§ Task statement
Do not include the pictures; repeat the rest of the data exactly.

§ Supplied information

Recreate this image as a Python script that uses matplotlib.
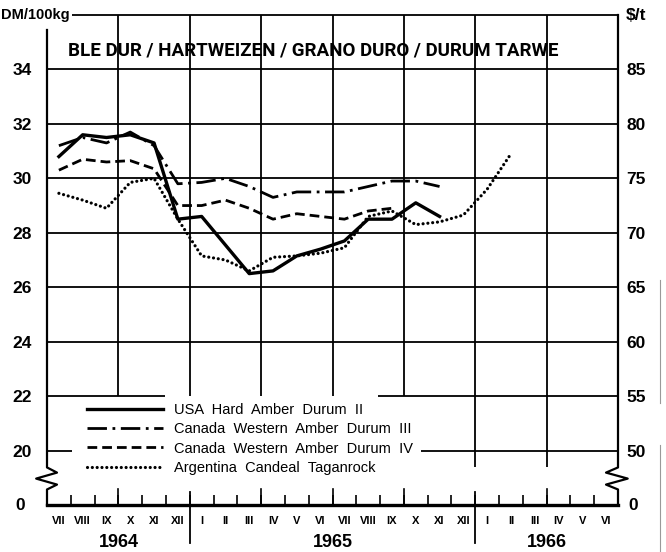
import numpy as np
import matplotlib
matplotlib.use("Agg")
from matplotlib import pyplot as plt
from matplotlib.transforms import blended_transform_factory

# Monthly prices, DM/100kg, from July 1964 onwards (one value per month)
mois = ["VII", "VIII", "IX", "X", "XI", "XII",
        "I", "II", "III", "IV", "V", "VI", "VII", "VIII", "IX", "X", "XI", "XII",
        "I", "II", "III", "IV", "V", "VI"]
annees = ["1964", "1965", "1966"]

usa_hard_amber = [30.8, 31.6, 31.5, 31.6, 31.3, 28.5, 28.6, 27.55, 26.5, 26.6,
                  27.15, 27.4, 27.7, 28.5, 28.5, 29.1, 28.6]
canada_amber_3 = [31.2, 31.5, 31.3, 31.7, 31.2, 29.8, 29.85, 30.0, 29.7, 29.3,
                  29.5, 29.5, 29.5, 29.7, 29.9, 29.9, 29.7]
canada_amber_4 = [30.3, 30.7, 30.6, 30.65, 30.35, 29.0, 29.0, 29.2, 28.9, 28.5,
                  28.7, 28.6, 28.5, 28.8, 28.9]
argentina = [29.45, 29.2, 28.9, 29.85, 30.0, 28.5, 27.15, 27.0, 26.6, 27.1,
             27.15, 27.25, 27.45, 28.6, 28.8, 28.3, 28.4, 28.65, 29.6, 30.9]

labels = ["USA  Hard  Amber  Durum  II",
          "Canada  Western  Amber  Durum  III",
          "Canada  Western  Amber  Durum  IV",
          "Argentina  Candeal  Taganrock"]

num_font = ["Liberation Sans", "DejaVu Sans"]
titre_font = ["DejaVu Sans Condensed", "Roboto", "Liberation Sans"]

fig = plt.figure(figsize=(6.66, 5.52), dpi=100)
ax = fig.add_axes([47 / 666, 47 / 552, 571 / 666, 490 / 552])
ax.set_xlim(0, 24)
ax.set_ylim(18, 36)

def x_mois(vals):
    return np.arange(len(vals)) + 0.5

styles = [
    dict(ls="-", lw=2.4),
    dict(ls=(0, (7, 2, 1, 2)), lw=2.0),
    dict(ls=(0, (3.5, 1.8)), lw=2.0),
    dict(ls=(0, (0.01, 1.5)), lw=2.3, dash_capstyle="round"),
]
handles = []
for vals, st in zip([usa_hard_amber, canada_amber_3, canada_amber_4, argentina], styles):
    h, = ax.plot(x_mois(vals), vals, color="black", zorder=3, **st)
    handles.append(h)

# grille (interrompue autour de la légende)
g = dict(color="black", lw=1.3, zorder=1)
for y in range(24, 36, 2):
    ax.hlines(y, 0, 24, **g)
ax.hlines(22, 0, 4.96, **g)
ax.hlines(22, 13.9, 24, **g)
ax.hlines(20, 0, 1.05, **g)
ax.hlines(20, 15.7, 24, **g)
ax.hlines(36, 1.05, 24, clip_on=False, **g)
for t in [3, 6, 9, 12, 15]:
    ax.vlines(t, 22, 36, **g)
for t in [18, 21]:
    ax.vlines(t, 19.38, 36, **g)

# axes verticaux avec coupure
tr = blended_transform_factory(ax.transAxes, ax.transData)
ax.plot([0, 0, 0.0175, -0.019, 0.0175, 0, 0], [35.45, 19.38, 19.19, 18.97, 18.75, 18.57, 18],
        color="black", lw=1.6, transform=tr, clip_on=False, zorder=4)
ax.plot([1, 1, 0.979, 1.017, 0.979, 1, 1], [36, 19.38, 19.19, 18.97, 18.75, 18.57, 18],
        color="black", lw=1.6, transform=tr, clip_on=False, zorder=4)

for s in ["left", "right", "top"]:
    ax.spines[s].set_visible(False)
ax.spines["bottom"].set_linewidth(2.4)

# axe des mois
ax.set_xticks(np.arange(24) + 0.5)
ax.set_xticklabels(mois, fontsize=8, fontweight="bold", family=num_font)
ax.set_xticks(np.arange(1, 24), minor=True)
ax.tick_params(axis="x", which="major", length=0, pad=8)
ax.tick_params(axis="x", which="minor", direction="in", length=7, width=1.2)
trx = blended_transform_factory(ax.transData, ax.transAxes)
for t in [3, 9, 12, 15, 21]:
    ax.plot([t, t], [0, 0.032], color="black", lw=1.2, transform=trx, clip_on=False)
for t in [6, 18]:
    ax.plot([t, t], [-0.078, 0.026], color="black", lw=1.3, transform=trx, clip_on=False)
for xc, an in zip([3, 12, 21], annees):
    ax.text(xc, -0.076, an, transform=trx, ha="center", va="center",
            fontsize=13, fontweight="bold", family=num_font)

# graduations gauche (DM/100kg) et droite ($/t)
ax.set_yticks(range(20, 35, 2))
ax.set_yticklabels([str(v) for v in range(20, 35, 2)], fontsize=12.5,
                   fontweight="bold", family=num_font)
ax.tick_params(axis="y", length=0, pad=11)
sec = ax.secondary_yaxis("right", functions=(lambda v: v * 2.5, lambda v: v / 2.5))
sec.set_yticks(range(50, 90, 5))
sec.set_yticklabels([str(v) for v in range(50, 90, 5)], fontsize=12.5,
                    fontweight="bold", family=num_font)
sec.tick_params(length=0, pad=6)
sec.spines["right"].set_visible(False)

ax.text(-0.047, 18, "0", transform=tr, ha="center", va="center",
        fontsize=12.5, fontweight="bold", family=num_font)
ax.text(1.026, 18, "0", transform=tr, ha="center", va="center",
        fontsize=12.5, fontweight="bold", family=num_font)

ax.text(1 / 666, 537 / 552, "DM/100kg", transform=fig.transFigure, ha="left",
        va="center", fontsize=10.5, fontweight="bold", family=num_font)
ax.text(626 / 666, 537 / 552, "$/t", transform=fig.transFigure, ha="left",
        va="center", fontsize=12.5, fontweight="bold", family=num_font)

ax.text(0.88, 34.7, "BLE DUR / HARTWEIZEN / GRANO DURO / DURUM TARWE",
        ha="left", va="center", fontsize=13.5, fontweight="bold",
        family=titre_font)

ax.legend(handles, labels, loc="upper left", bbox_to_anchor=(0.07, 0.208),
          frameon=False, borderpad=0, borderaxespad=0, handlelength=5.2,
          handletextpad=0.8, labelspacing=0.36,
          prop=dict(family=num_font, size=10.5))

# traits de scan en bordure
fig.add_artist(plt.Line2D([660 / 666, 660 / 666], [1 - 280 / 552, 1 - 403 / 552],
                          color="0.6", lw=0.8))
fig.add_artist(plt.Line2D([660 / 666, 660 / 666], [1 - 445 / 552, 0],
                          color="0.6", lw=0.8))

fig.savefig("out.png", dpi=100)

§ Response to this exercise
Recreate this image as a Python script that uses matplotlib.
import numpy as np
import matplotlib
matplotlib.use("Agg")
from matplotlib import pyplot as plt
from matplotlib.transforms import blended_transform_factory

# Monthly prices, DM/100kg, from July 1964 onwards (one value per month)
mois = ["VII", "VIII", "IX", "X", "XI", "XII",
        "I", "II", "III", "IV", "V", "VI", "VII", "VIII", "IX", "X", "XI", "XII",
        "I", "II", "III", "IV", "V", "VI"]
annees = ["1964", "1965", "1966"]

usa_hard_amber = [30.8, 31.6, 31.5, 31.6, 31.3, 28.5, 28.6, 27.55, 26.5, 26.6,
                  27.15, 27.4, 27.7, 28.5, 28.5, 29.1, 28.6]
canada_amber_3 = [31.2, 31.5, 31.3, 31.7, 31.2, 29.8, 29.85, 30.0, 29.7, 29.3,
                  29.5, 29.5, 29.5, 29.7, 29.9, 29.9, 29.7]
canada_amber_4 = [30.3, 30.7, 30.6, 30.65, 30.35, 29.0, 29.0, 29.2, 28.9, 28.5,
                  28.7, 28.6, 28.5, 28.8, 28.9]
argentina = [29.45, 29.2, 28.9, 29.85, 30.0, 28.5, 27.15, 27.0, 26.6, 27.1,
             27.15, 27.25, 27.45, 28.6, 28.8, 28.3, 28.4, 28.65, 29.6, 30.9]

labels = ["USA  Hard  Amber  Durum  II",
          "Canada  Western  Amber  Durum  III",
          "Canada  Western  Amber  Durum  IV",
          "Argentina  Candeal  Taganrock"]

num_font = ["Liberation Sans", "DejaVu Sans"]
titre_font = ["DejaVu Sans Condensed", "Roboto", "Liberation Sans"]

fig = plt.figure(figsize=(6.66, 5.52), dpi=100)
ax = fig.add_axes([47 / 666, 47 / 552, 571 / 666, 490 / 552])
ax.set_xlim(0, 24)
ax.set_ylim(18, 36)

def x_mois(vals):
    return np.arange(len(vals)) + 0.5

styles = [
    dict(ls="-", lw=2.4),
    dict(ls=(0, (7, 2, 1, 2)), lw=2.0),
    dict(ls=(0, (3.5, 1.8)), lw=2.0),
    dict(ls=(0, (0.01, 1.5)), lw=2.3, dash_capstyle="round"),
]
handles = []
for vals, st in zip([usa_hard_amber, canada_amber_3, canada_amber_4, argentina], styles):
    h, = ax.plot(x_mois(vals), vals, color="black", zorder=3, **st)
    handles.append(h)

# grille (interrompue autour de la légende)
g = dict(color="black", lw=1.3, zorder=1)
for y in range(24, 36, 2):
    ax.hlines(y, 0, 24, **g)
ax.hlines(22, 0, 4.96, **g)
ax.hlines(22, 13.9, 24, **g)
ax.hlines(20, 0, 1.05, **g)
ax.hlines(20, 15.7, 24, **g)
ax.hlines(36, 1.05, 24, clip_on=False, **g)
for t in [3, 6, 9, 12, 15]:
    ax.vlines(t, 22, 36, **g)
for t in [18, 21]:
    ax.vlines(t, 19.38, 36, **g)

# axes verticaux avec coupure
tr = blended_transform_factory(ax.transAxes, ax.transData)
ax.plot([0, 0, 0.0175, -0.019, 0.0175, 0, 0], [35.45, 19.38, 19.19, 18.97, 18.75, 18.57, 18],
        color="black", lw=1.6, transform=tr, clip_on=False, zorder=4)
ax.plot([1, 1, 0.979, 1.017, 0.979, 1, 1], [36, 19.38, 19.19, 18.97, 18.75, 18.57, 18],
        color="black", lw=1.6, transform=tr, clip_on=False, zorder=4)

for s in ["left", "right", "top"]:
    ax.spines[s].set_visible(False)
ax.spines["bottom"].set_linewidth(2.4)

# axe des mois
ax.set_xticks(np.arange(24) + 0.5)
ax.set_xticklabels(mois, fontsize=8, fontweight="bold", family=num_font)
ax.set_xticks(np.arange(1, 24), minor=True)
ax.tick_params(axis="x", which="major", length=0, pad=8)
ax.tick_params(axis="x", which="minor", direction="in", length=7, width=1.2)
trx = blended_transform_factory(ax.transData, ax.transAxes)
for t in [3, 9, 12, 15, 21]:
    ax.plot([t, t], [0, 0.032], color="black", lw=1.2, transform=trx, clip_on=False)
for t in [6, 18]:
    ax.plot([t, t], [-0.078, 0.026], color="black", lw=1.3, transform=trx, clip_on=False)
for xc, an in zip([3, 12, 21], annees):
    ax.text(xc, -0.076, an, transform=trx, ha="center", va="center",
            fontsize=13, fontweight="bold", family=num_font)

# graduations gauche (DM/100kg) et droite ($/t)
ax.set_yticks(range(20, 35, 2))
ax.set_yticklabels([str(v) for v in range(20, 35, 2)], fontsize=12.5,
                   fontweight="bold", family=num_font)
ax.tick_params(axis="y", length=0, pad=11)
sec = ax.secondary_yaxis("right", functions=(lambda v: v * 2.5, lambda v: v / 2.5))
sec.set_yticks(range(50, 90, 5))
sec.set_yticklabels([str(v) for v in range(50, 90, 5)], fontsize=12.5,
                    fontweight="bold", family=num_font)
sec.tick_params(length=0, pad=6)
sec.spines["right"].set_visible(False)

ax.text(-0.047, 18, "0", transform=tr, ha="center", va="center",
        fontsize=12.5, fontweight="bold", family=num_font)
ax.text(1.026, 18, "0", transform=tr, ha="center", va="center",
        fontsize=12.5, fontweight="bold", family=num_font)

ax.text(1 / 666, 537 / 552, "DM/100kg", transform=fig.transFigure, ha="left",
        va="center", fontsize=10.5, fontweight="bold", family=num_font)
ax.text(626 / 666, 537 / 552, "$/t", transform=fig.transFigure, ha="left",
        va="center", fontsize=12.5, fontweight="bold", family=num_font)

ax.text(0.88, 34.7, "BLE DUR / HARTWEIZEN / GRANO DURO / DURUM TARWE",
        ha="left", va="center", fontsize=13.5, fontweight="bold",
        family=titre_font)

ax.legend(handles, labels, loc="upper left", bbox_to_anchor=(0.07, 0.208),
          frameon=False, borderpad=0, borderaxespad=0, handlelength=5.2,
          handletextpad=0.8, labelspacing=0.36,
          prop=dict(family=num_font, size=10.5))

# traits de scan en bordure
fig.add_artist(plt.Line2D([660 / 666, 660 / 666], [1 - 280 / 552, 1 - 403 / 552],
                          color="0.6", lw=0.8))
fig.add_artist(plt.Line2D([660 / 666, 660 / 666], [1 - 445 / 552, 0],
                          color="0.6", lw=0.8))

fig.savefig("out.png", dpi=100)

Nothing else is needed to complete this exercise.